Kebalikannya bagi pengusaha kecil apalagi mikro, bayangkan mikro, melihatnya pun harus pakai mikroskop segala. Jangan-jangan itu pun nggak kelihatan saking kecilnya. Tapi syukurlah mikroskop canggih ternyata ada meskipun tak banyak di masyarakat sekitar kita.
Dalam keseharian, coba periksa dengan mikroskop alami tapi canggih itu mana-mana saja usaha mikro, lalu periksa apakah mereka berbisnis di lahan sendiri, lalu periksa lagi, berapa rental tempat usaha 2X2 meter disitu. Setelah semuanya itu, coba rasakan nafas anda dan bagaimana denyut nadi anda. Tarik nafas terus bukan diiringi denyut nadi ibarat irama krl di rel KAI Jabodetabek, bahkan sudah mirip dengan lagu Money dari Pink Floyd yang kian lama kian mendaki mencapai sebuah klimaks oh money and money.
Itulah sosok si Mikro dan si Menengah. Yang membedakan keduanya hanya kiat dalam berbisnis saja.

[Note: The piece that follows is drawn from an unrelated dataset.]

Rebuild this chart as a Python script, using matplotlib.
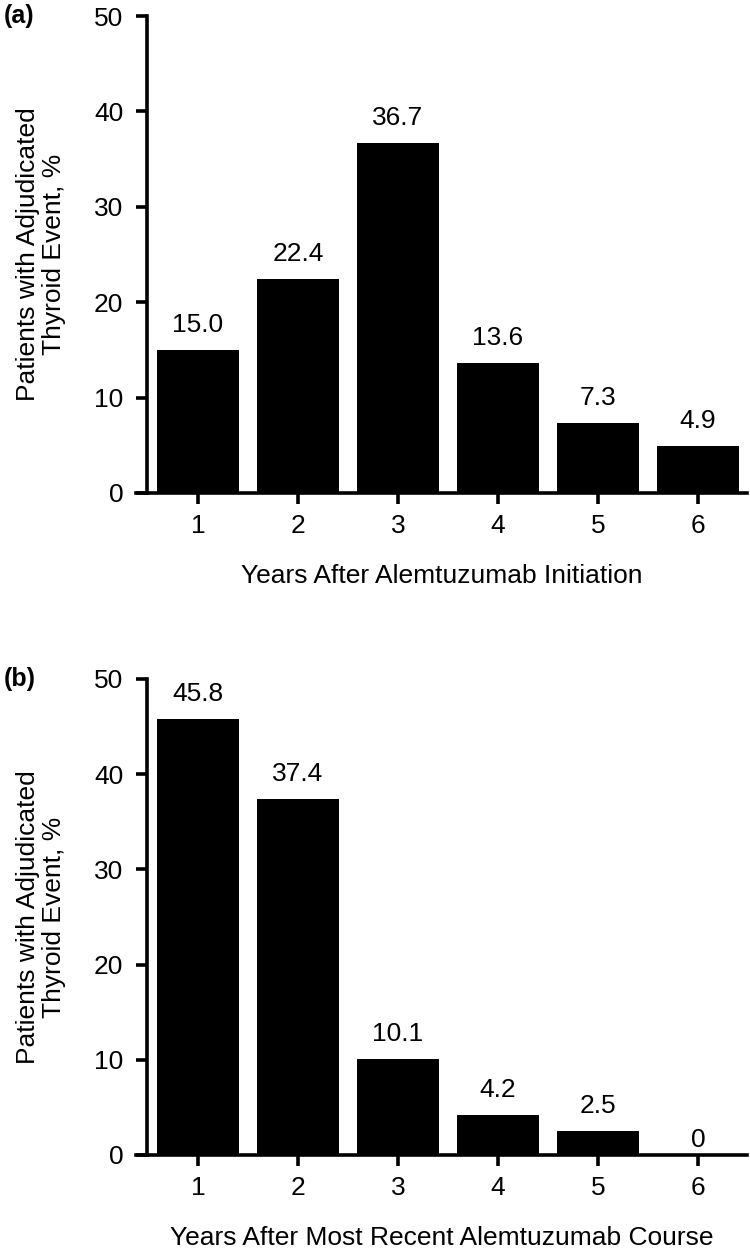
import matplotlib
matplotlib.use("Agg")
import matplotlib.pyplot as plt

plt.rcParams['font.family'] = ['Liberation Sans', 'DejaVu Sans']

years = [1, 2, 3, 4, 5, 6]
values_a = [15.0, 22.4, 36.7, 13.6, 7.3, 4.9]
values_b = [45.8, 37.4, 10.1, 4.2, 2.5, 0]
labels_a = ["15.0", "22.4", "36.7", "13.6", "7.3", "4.9"]
labels_b = ["45.8", "37.4", "10.1", "4.2", "2.5", "0"]
yticks = [0, 10, 20, 30, 40, 50]
xlabel_a = "Years After Alemtuzumab Initiation"
xlabel_b = "Years After Most Recent Alemtuzumab Course"
ylabel = "Patients with Adjudicated\nThyroid Event, %"
panel_a = "(a)"
panel_b = "(b)"

W, H = 750, 1248
fig = plt.figure(figsize=(W / 100, H / 100), dpi=100)

FS = 19
LW = 2.6


def make_panel(top_px, bottom_px, values, labels, xlabel, tag):
    left_px, right_px = 136, 747
    ax = fig.add_axes([left_px / W, 1 - bottom_px / H,
                       (right_px - left_px) / W, (bottom_px - top_px) / H])
    ax.bar(years, values, width=0.82, color='black', edgecolor='none')
    ax.set_xlim(0.38, 6.49)
    ax.set_ylim(0, 50)
    ax.spines['top'].set_visible(False)
    ax.spines['right'].set_visible(False)
    ax.spines['left'].set_position(('data', 0.49))
    for s in ('left', 'bottom'):
        ax.spines[s].set_linewidth(LW)
        ax.spines[s].set_capstyle('projecting')
    ax.set_xticks(years)
    ax.set_xticklabels([str(y) for y in years])
    ax.set_yticks(yticks)
    ax.tick_params(axis='both', direction='out', length=8, width=LW,
                   labelsize=FS, colors='black')
    ax.tick_params(axis='x', pad=7)
    ax.tick_params(axis='y', pad=9)
    for x, v, t in zip(years, values, labels):
        off = 13 if v > 0 else 6
        ax.annotate(t, (x, v), xytext=(0, off), textcoords='offset points',
                    ha='center', va='baseline', fontsize=FS)
    ax.set_xlabel(xlabel, fontsize=FS, labelpad=19)
    ax.set_ylabel(ylabel, fontsize=FS, labelpad=20, linespacing=1.1)
    fig.text(4 / W, 1 - top_px / H, tag, fontsize=18, fontweight='bold',
             ha='left', va='center')
    return ax


make_panel(16, 493, values_a, labels_a, xlabel_a, panel_a)
make_panel(679, 1155, values_b, labels_b, xlabel_b, panel_b)

fig.savefig("out.png", dpi=100, facecolor='white')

Tak heran kalangan orang pintar sudah sejak lama menamainya Usaha Mikro, ntah itu tukang jamu keliling bakulan, ntah itu pedagang rombong atau gerobak yang didorong-dorong keliling kampung, syukur-syukur sudah dimodalin mesin gojek agar bisa keliling kota, bahkan pernah saya lihat saking mikronya ada usaha di Tangerang yang menjual rujak dengan alat uleg tradisional keliling dipikul kampung ke kampung. Sesudah dicoba, lumayan juga, tapi ketika si mikro ditanya ini itu, ya planga-plongo.
Disinilah perlunya pemerintah memfasilitasi usaha mikro yang bertebaran di segenap penjuru nusantara ini dengan sebijak-bijaknya. Bagaimana tidak, karena merekalah sesungguhnya soko guru perekonomian rakyat di negeri ini. Menurut Data Kementerian Koperasi dan UMKM tahun 2020-an, mayoritas pelaku UMKM yang jumlahnya jutaan itu mengalami berbagai kondisi serius akibat pandemi Covid-19 yang terdiri dari 56% mengalami penurunan penjualan, 22% mengalami kesulitan modal, 15% mengalami kesulitan dalam distribusi produk dan 4% kesulitan dalam pengadaan bahan baku. Para pelaku UMKM juga terpaksa melakukan PHK.
Normal baru yang baru saja berjalan setelah pembatasan ini itu dicabut oleh pemerintah, meski sudah sedikit bernafas, tapi pada kenyataannya banyak pengusaha UMKM yang masih megap-megap, karenanya diperlukan strategi yang tepat untuk mengembalikan eksistensi UMKM di persaingan bisnis. Strategi seperti apa itu. Pemerintahlah yang memikirkannya. Tapi yang pasti bagaimana mendudukkan yang masih megap-megap itu di kursi UMKM yang sebenarnya.